Exercise: Exactly repeat the material, dropping every picture from the copy.
#### Data section
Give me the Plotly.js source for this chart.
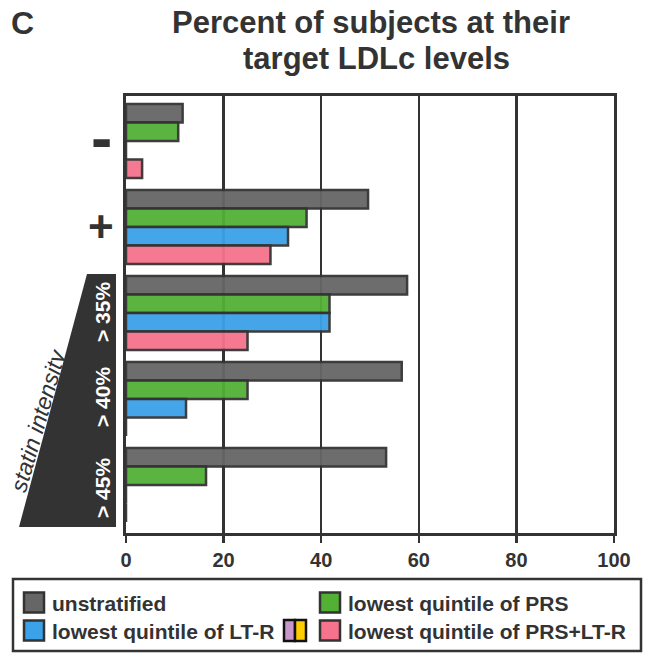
<!DOCTYPE html>
<html>
<head>
<meta charset="utf-8">
<script src="https://cdn.plot.ly/plotly-3.0.1.min.js"></script>
<style>html,body{margin:0;padding:0;background:#fff;}#chart{width:648px;height:655px;}</style>
</head>
<body>
<div id="chart"></div>
<script>
// ---- data ----
var groups = ["-", "+", "> 35%", "> 40%", "> 45%"];
var seriesNames = ["unstratified", "lowest quintile of PRS", "lowest quintile of LT-R", "lowest quintile of PRS+LT-R"];
var unstratified = [11.6, 49.6, 57.6, 56.5, 53.3];
var lowPRS       = [10.7, 37.0, 41.7, 24.9, 16.4];
var lowLTR       = [0,    33.2, 41.7, 12.3, 0];
var lowPRSLTR    = [3.3,  29.6, 24.9, 0,    0];
var xTicks = [0, 20, 40, 60, 80, 100];
var titleLines = ["Percent of subjects at their", "target LDLc levels"];
var panelLabel = "C";
var sideLabel = "statin intensity";

var colors = ["#666666", "#52B035", "#3BA1E8", "#F5738C"];
var dark = "#333333";
var FONT = "Arial, 'Liberation Sans', sans-serif";

// geometry helpers (pixel -> paper)
var L = 126, R = 34, T = 96, B = 122, W = 648, H = 655;
var PW = W - L - R, PH = H - T - B;
function X(px) { return (px - L) / PW; }
function Y(py) { return (H - B - py) / PH; }

var yIdx = groups.map(function (g, i) { return i; });
var allSeries = [unstratified, lowPRS, lowLTR, lowPRSLTR];
var traces = allSeries.map(function (vals, k) {
  return {
    type: "bar", orientation: "h",
    x: vals, y: yIdx, name: seriesNames[k],
    marker: { color: colors[k], opacity: 0.95, line: { color: dark, width: 2.5 } },
    showlegend: false, hoverinfo: "x+name"
  };
});

var shapes = [];
var annotations = [];

// triangle for statin intensity
shapes.push({
  type: "path", xref: "paper", yref: "paper",
  path: "M" + X(87) + "," + Y(274) + " L" + X(116) + "," + Y(274) + " L" + X(116) + "," + Y(527) + " L" + X(19) + "," + Y(527) + " Z",
  fillcolor: dark, line: { width: 0 }, layer: "above"
});

// y labels "-" and "+"
annotations.push({ xref: "paper", yref: "y", x: X(101), y: 0, text: "<b>" + groups[0] + "</b>", showarrow: false,
  font: { family: FONT, size: 64, color: dark }, xanchor: "center", yanchor: "middle", yshift: 3 });
annotations.push({ xref: "paper", yref: "y", x: X(100.5), y: 1, text: "<b>" + groups[1] + "</b>", showarrow: false,
  font: { family: FONT, size: 44, color: dark }, xanchor: "center", yanchor: "middle", yshift: 0 });
// rotated labels in triangle
var triY = [312, 397, 488];
for (var i = 2; i < 5; i++) {
  annotations.push({ xref: "paper", yref: "paper", x: X(102), y: Y(triY[i - 2]), text: "<b>" + groups[i] + "</b>",
    showarrow: false, textangle: -90, font: { family: FONT, size: 21, color: "#ffffff" },
    xanchor: "center", yanchor: "middle" });
}
annotations.push({ xref: "paper", yref: "paper", x: X(38), y: Y(421), text: "<i>" + sideLabel + "</i>",
  showarrow: false, textangle: -74, font: { family: FONT, size: 23, color: dark },
  xanchor: "center", yanchor: "middle" });

// title and panel label
annotations.push({ xref: "paper", yref: "paper", x: X(371), y: Y(23), text: "<b>" + titleLines[0] + "</b>", showarrow: false,
  font: { family: FONT, size: 31, color: dark }, xanchor: "center", yanchor: "middle" });
annotations.push({ xref: "paper", yref: "paper", x: X(376), y: Y(58), text: "<b>" + titleLines[1] + "</b>", showarrow: false,
  font: { family: FONT, size: 31, color: dark }, xanchor: "center", yanchor: "middle" });
annotations.push({ xref: "paper", yref: "paper", x: X(22), y: Y(23), text: "<b>" + panelLabel + "</b>", showarrow: false,
  font: { family: FONT, size: 32, color: dark }, xanchor: "center", yanchor: "middle" });

// legend box
shapes.push({ type: "rect", xref: "paper", yref: "paper", x0: X(13), x1: X(641), y0: Y(651), y1: Y(579),
  line: { color: dark, width: 2.5 }, fillcolor: "#ffffff" });
var legPos = [[24, 602.5], [320, 602.5], [24, 630.5], [320, 630.5]];
var legOrder = [0, 1, 2, 3];
legOrder.forEach(function (k, j) {
  var px = legPos[j][0], py = legPos[j][1];
  shapes.push({ type: "rect", xref: "paper", yref: "paper", x0: X(px), x1: X(px + 20), y0: Y(py + 10), y1: Y(py - 10),
    fillcolor: colors[k], line: { color: dark, width: 2.5 } });
  annotations.push({ xref: "paper", yref: "paper", x: X(px + 26), y: Y(py + 1), text: "<b>" + seriesNames[k] + "</b>",
    showarrow: false, font: { family: FONT, size: 21, color: dark }, xanchor: "left", yanchor: "middle" });
});
// small purple/yellow icon
shapes.push({ type: "rect", xref: "paper", yref: "paper", x0: X(284), x1: X(295), y0: Y(641), y1: Y(620),
  fillcolor: "#C996CC", line: { color: "#111111", width: 2.5 } });
shapes.push({ type: "rect", xref: "paper", yref: "paper", x0: X(295), x1: X(306), y0: Y(641), y1: Y(620),
  fillcolor: "#FFCC00", line: { color: "#111111", width: 2.5 } });

var layout = {
  width: W, height: H,
  margin: { l: L, r: R, t: T, b: B, pad: 0 },
  paper_bgcolor: "#ffffff", plot_bgcolor: "#ffffff",
  barmode: "group", bargap: 0.14, bargroupgap: 0,
  showlegend: false,
  xaxis: {
    range: [0, 100], tickvals: xTicks, ticktext: xTicks.map(String),
    showgrid: true, gridcolor: dark, gridwidth: 2.5,
    showline: true, linecolor: dark, linewidth: 3, mirror: true,
    ticks: "outside", ticklen: 7, tickwidth: 2.5, tickcolor: dark,
    tickfont: { family: FONT, size: 20, color: dark, weight: "bold" },
    zeroline: false, fixedrange: true
  },
  yaxis: {
    range: [4.558, -0.523], showticklabels: false, ticks: "",
    showgrid: false, zeroline: false,
    showline: true, linecolor: dark, linewidth: 3, mirror: true, fixedrange: true
  },
  shapes: shapes,
  annotations: annotations
};

Plotly.newPlot("chart", traces, layout, { displayModeBar: false, staticPlot: true });
</script>
</body>
</html>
########
Full output:
Give me the Plotly.js source for this chart.
<!DOCTYPE html>
<html>
<head>
<meta charset="utf-8">
<script src="https://cdn.plot.ly/plotly-3.0.1.min.js"></script>
<style>html,body{margin:0;padding:0;background:#fff;}#chart{width:648px;height:655px;}</style>
</head>
<body>
<div id="chart"></div>
<script>
// ---- data ----
var groups = ["-", "+", "> 35%", "> 40%", "> 45%"];
var seriesNames = ["unstratified", "lowest quintile of PRS", "lowest quintile of LT-R", "lowest quintile of PRS+LT-R"];
var unstratified = [11.6, 49.6, 57.6, 56.5, 53.3];
var lowPRS       = [10.7, 37.0, 41.7, 24.9, 16.4];
var lowLTR       = [0,    33.2, 41.7, 12.3, 0];
var lowPRSLTR    = [3.3,  29.6, 24.9, 0,    0];
var xTicks = [0, 20, 40, 60, 80, 100];
var titleLines = ["Percent of subjects at their", "target LDLc levels"];
var panelLabel = "C";
var sideLabel = "statin intensity";

var colors = ["#666666", "#52B035", "#3BA1E8", "#F5738C"];
var dark = "#333333";
var FONT = "Arial, 'Liberation Sans', sans-serif";

// geometry helpers (pixel -> paper)
var L = 126, R = 34, T = 96, B = 122, W = 648, H = 655;
var PW = W - L - R, PH = H - T - B;
function X(px) { return (px - L) / PW; }
function Y(py) { return (H - B - py) / PH; }

var yIdx = groups.map(function (g, i) { return i; });
var allSeries = [unstratified, lowPRS, lowLTR, lowPRSLTR];
var traces = allSeries.map(function (vals, k) {
  return {
    type: "bar", orientation: "h",
    x: vals, y: yIdx, name: seriesNames[k],
    marker: { color: colors[k], opacity: 0.95, line: { color: dark, width: 2.5 } },
    showlegend: false, hoverinfo: "x+name"
  };
});

var shapes = [];
var annotations = [];

// triangle for statin intensity
shapes.push({
  type: "path", xref: "paper", yref: "paper",
  path: "M" + X(87) + "," + Y(274) + " L" + X(116) + "," + Y(274) + " L" + X(116) + "," + Y(527) + " L" + X(19) + "," + Y(527) + " Z",
  fillcolor: dark, line: { width: 0 }, layer: "above"
});

// y labels "-" and "+"
annotations.push({ xref: "paper", yref: "y", x: X(101), y: 0, text: "<b>" + groups[0] + "</b>", showarrow: false,
  font: { family: FONT, size: 64, color: dark }, xanchor: "center", yanchor: "middle", yshift: 3 });
annotations.push({ xref: "paper", yref: "y", x: X(100.5), y: 1, text: "<b>" + groups[1] + "</b>", showarrow: false,
  font: { family: FONT, size: 44, color: dark }, xanchor: "center", yanchor: "middle", yshift: 0 });
// rotated labels in triangle
var triY = [312, 397, 488];
for (var i = 2; i < 5; i++) {
  annotations.push({ xref: "paper", yref: "paper", x: X(102), y: Y(triY[i - 2]), text: "<b>" + groups[i] + "</b>",
    showarrow: false, textangle: -90, font: { family: FONT, size: 21, color: "#ffffff" },
    xanchor: "center", yanchor: "middle" });
}
annotations.push({ xref: "paper", yref: "paper", x: X(38), y: Y(421), text: "<i>" + sideLabel + "</i>",
  showarrow: false, textangle: -74, font: { family: FONT, size: 23, color: dark },
  xanchor: "center", yanchor: "middle" });

// title and panel label
annotations.push({ xref: "paper", yref: "paper", x: X(371), y: Y(23), text: "<b>" + titleLines[0] + "</b>", showarrow: false,
  font: { family: FONT, size: 31, color: dark }, xanchor: "center", yanchor: "middle" });
annotations.push({ xref: "paper", yref: "paper", x: X(376), y: Y(58), text: "<b>" + titleLines[1] + "</b>", showarrow: false,
  font: { family: FONT, size: 31, color: dark }, xanchor: "center", yanchor: "middle" });
annotations.push({ xref: "paper", yref: "paper", x: X(22), y: Y(23), text: "<b>" + panelLabel + "</b>", showarrow: false,
  font: { family: FONT, size: 32, color: dark }, xanchor: "center", yanchor: "middle" });

// legend box
shapes.push({ type: "rect", xref: "paper", yref: "paper", x0: X(13), x1: X(641), y0: Y(651), y1: Y(579),
  line: { color: dark, width: 2.5 }, fillcolor: "#ffffff" });
var legPos = [[24, 602.5], [320, 602.5], [24, 630.5], [320, 630.5]];
var legOrder = [0, 1, 2, 3];
legOrder.forEach(function (k, j) {
  var px = legPos[j][0], py = legPos[j][1];
  shapes.push({ type: "rect", xref: "paper", yref: "paper", x0: X(px), x1: X(px + 20), y0: Y(py + 10), y1: Y(py - 10),
    fillcolor: colors[k], line: { color: dark, width: 2.5 } });
  annotations.push({ xref: "paper", yref: "paper", x: X(px + 26), y: Y(py + 1), text: "<b>" + seriesNames[k] + "</b>",
    showarrow: false, font: { family: FONT, size: 21, color: dark }, xanchor: "left", yanchor: "middle" });
});
// small purple/yellow icon
shapes.push({ type: "rect", xref: "paper", yref: "paper", x0: X(284), x1: X(295), y0: Y(641), y1: Y(620),
  fillcolor: "#C996CC", line: { color: "#111111", width: 2.5 } });
shapes.push({ type: "rect", xref: "paper", yref: "paper", x0: X(295), x1: X(306), y0: Y(641), y1: Y(620),
  fillcolor: "#FFCC00", line: { color: "#111111", width: 2.5 } });

var layout = {
  width: W, height: H,
  margin: { l: L, r: R, t: T, b: B, pad: 0 },
  paper_bgcolor: "#ffffff", plot_bgcolor: "#ffffff",
  barmode: "group", bargap: 0.14, bargroupgap: 0,
  showlegend: false,
  xaxis: {
    range: [0, 100], tickvals: xTicks, ticktext: xTicks.map(String),
    showgrid: true, gridcolor: dark, gridwidth: 2.5,
    showline: true, linecolor: dark, linewidth: 3, mirror: true,
    ticks: "outside", ticklen: 7, tickwidth: 2.5, tickcolor: dark,
    tickfont: { family: FONT, size: 20, color: dark, weight: "bold" },
    zeroline: false, fixedrange: true
  },
  yaxis: {
    range: [4.558, -0.523], showticklabels: false, ticks: "",
    showgrid: false, zeroline: false,
    showline: true, linecolor: dark, linewidth: 3, mirror: true, fixedrange: true
  },
  shapes: shapes,
  annotations: annotations
};

Plotly.newPlot("chart", traces, layout, { displayModeBar: false, staticPlot: true });
</script>
</body>
</html>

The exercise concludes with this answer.